Nevertheless, trading started consuming more time than I initially imagined.  With the pressure of everyday life, I became more anxious when I needed to make decisions, resulting in really poor decisions.  That resulted in losing 10% of my total capital.

In the next few years, I feel my life will not get easier, as I am the father of two small kids.  So I was compelled to adapt my trading method to fit my life and not the other way around.  Therefore I started a long-term investment in a diversified asset allocation portfolio.  Adapting the way I trade instead of the way I live and knowing that time will heal some of my mistakes has been really reassuring.  I’m making decisions fear-free and my results are becoming better and better.”

Note that Saul made two key adjustments to his trading:

1)  He extended his time frame, becoming more of an investor than a trader;

2)  He diversified his holdings, so that any single holding moving against him could not unduly damage his capital base.

The combination of these adjustments enable him to engage markets constructively without interfering with his other commitments.

I know traders who have developed effective methods for trading intraday and several day swings in markets, allowing them to make use of pattern recognition skills but also allowing them significant time away from screens.  Two traders I know limit themselves to trading patterns that set up at specific times of day, which again enables them to exploit their pattern recognition, but keeps them from becoming too caught up in market activity.

It’s necessary that your trading have an edge in your favor, but having an edge won’t help you if that edge is not one you can trade sustainably.  Saul’s insight is that trading has to fit into your life and not the reverse.” –  Best Practices in Trading: Making Trading Fit Into Your Life  – by Brett Steenbarger, Ph.D.

1.FOOLED BY NUMBERS

When you start to understand the game you become more sceptical about people constantly bragging about their methods and rate of returns. Sometimes they don’t even need to show their return numbers to have a lot of followers that don’t question those figures or their incongruencies and if there are better ways to participate in the markets.

This year I decided to honour those “two digit figures” braggers by becoming one of them and saying to you, few fellow followers, that through my magnificient method and outstanding capabilities in 2014 I achieved 48.58% rate of returns.

Wait…wait…that number was achieved because I’m counting with new add money for buying assets purpose.

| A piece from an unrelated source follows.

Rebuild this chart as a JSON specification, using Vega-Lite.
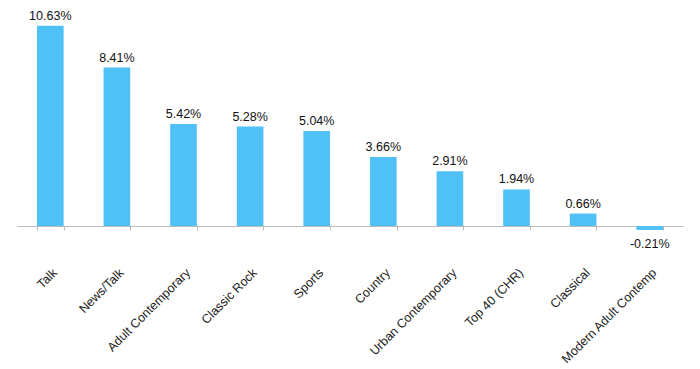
{
  "$schema": "https://vega.github.io/schema/vega-lite/v6.json",
  "width": 666,
  "height": 226,
  "autosize": {"type": "none"},
  "padding": {"left": 17, "top": 0, "right": 17, "bottom": 143},
  "background": "white",
  "config": {
    "view": {"stroke": null},
    "font": "Liberation Sans",
    "locale": {"number": {"decimal": ".", "thousands": ",", "grouping": [3], "currency": ["$", ""], "minus": "-"}}
  },
  "data": {"values": [
    {"format": "Talk", "value": 0.1063},
    {"format": "News/Talk", "value": 0.0841},
    {"format": "Adult Contemporary", "value": 0.0542},
    {"format": "Classic Rock", "value": 0.0528},
    {"format": "Sports", "value": 0.0504},
    {"format": "Country", "value": 0.0366},
    {"format": "Urban Contemporary", "value": 0.0291},
    {"format": "Top 40 (CHR)", "value": 0.0194},
    {"format": "Classical", "value": 0.0066},
    {"format": "Modern Adult Contemp", "value": -0.0021}
  ]},
  "encoding": {
    "x": {"field": "format", "type": "nominal", "sort": null,
      "scale": {"paddingInner": 0.6, "paddingOuter": 0.3},
      "axis": {"title": null, "labelAngle": -45, "labelFontSize": 12.5, "labelColor": "#222",
        "domainColor": "#bbb", "tickColor": "#bbb", "tickSize": 4, "tickBand": "extent",
        "labelPadding": 36, "labelFont": "Liberation Sans"}},
    "y": {"field": "value", "type": "quantitative", "scale": {"domain": [0, 0.12], "nice": false, "zero": false}, "axis": null}
  },
  "layer": [
    {"mark": {"type": "bar", "color": "#4FC1F7", "clip": false}},
    {"transform": [{"filter": "datum.value >= 0"}],
      "mark": {"type": "text", "baseline": "bottom", "dy": -3, "fontSize": 12.5, "color": "#111"},
      "encoding": {"text": {"field": "value", "type": "quantitative", "format": ".2%"}}},
    {"transform": [{"filter": "datum.value < 0"}],
      "mark": {"type": "text", "baseline": "top", "dy": 8, "fontSize": 12.5, "color": "#111"},
      "encoding": {"text": {"field": "value", "type": "quantitative", "format": ".2%"}}}
  ]
}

Although it is a true number, because my portfolio value grew that much, it was due to add money from my savings.

This is a fair observation. I’m really bragging, but those number are unrealistic.

So looking for the NAV in my broker account, in 2014, my returns were still impressive with an increase of 17.16% .

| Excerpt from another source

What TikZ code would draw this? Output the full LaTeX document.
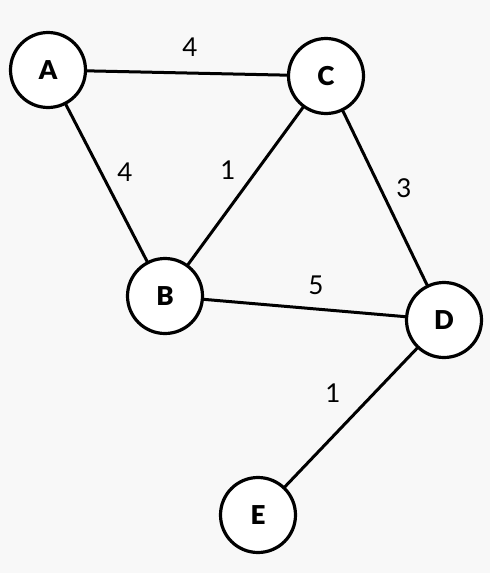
\documentclass[tikz,border=0pt]{standalone}
\usepackage{fontspec}
\setmainfont{Lato}
\newfontfamily\heavyfont{Lato Black}
\definecolor{bggray}{RGB}{248,248,248}
\begin{document}
\begin{tikzpicture}[x=1pt,y=-1pt,line join=round,line cap=round,font=\fontsize{26}{30}\selectfont]
	\tikzset{vert/.style={circle,draw,line width=3.2pt,fill=white,minimum size=75pt,inner sep=0pt,font=\fontsize{26}{30}\heavyfont},
		wlab/.style={inner sep=0pt}}
	\fill[bggray] (0,0) rectangle (490,573);
	\useasboundingbox (0,0) rectangle (490,573);
	\foreach \n/\x/\y in {A/48/70,C/326/76,B/165/296,D/444/320,E/258/515}
	\node[vert] (\n) at (\x,\y) {\n};
	% edges with weights
	\foreach \u/\v/\w/\lx/\ly in {A/C/4/190/47,A/B/4/125/172,B/C/1/228/170,C/D/3/404/188,B/D/5/316/285,D/E/1/333/393}
	\draw[line width=3pt] (\u) -- (\v) node[wlab] (w\u\v) at (\lx,\ly) {\w};
\end{tikzpicture}
\end{document}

Wait…wait…that number is only achieved because my main currency is in EUR and my assets are in USD. This pair’s valuation was great for dollar assets and only because of that I achieved so great returns. For me, that use euros in my daily life it was a great value increase. Nevertheless, I’m a naturally bragging again.

Well I only have two more number left for my 2014’s rate of returns, but those are just ok and they are not to great to brag about. The first one was the total return of my portfolio in USD, which was 4.92% and if I consider new entries over the year I’ll end up with a rate of return of 4.36%, which is still better than the average of active investors.

So don’t let you fool by numbers and braggers. All that rate of returns are true in someway, you can pick your favorite or just ignore my returns and focus on yours.

What I can say is, I’m glad with my 2014‘s results, after all my portfolio’s value more than recovered the losses of short-term madness.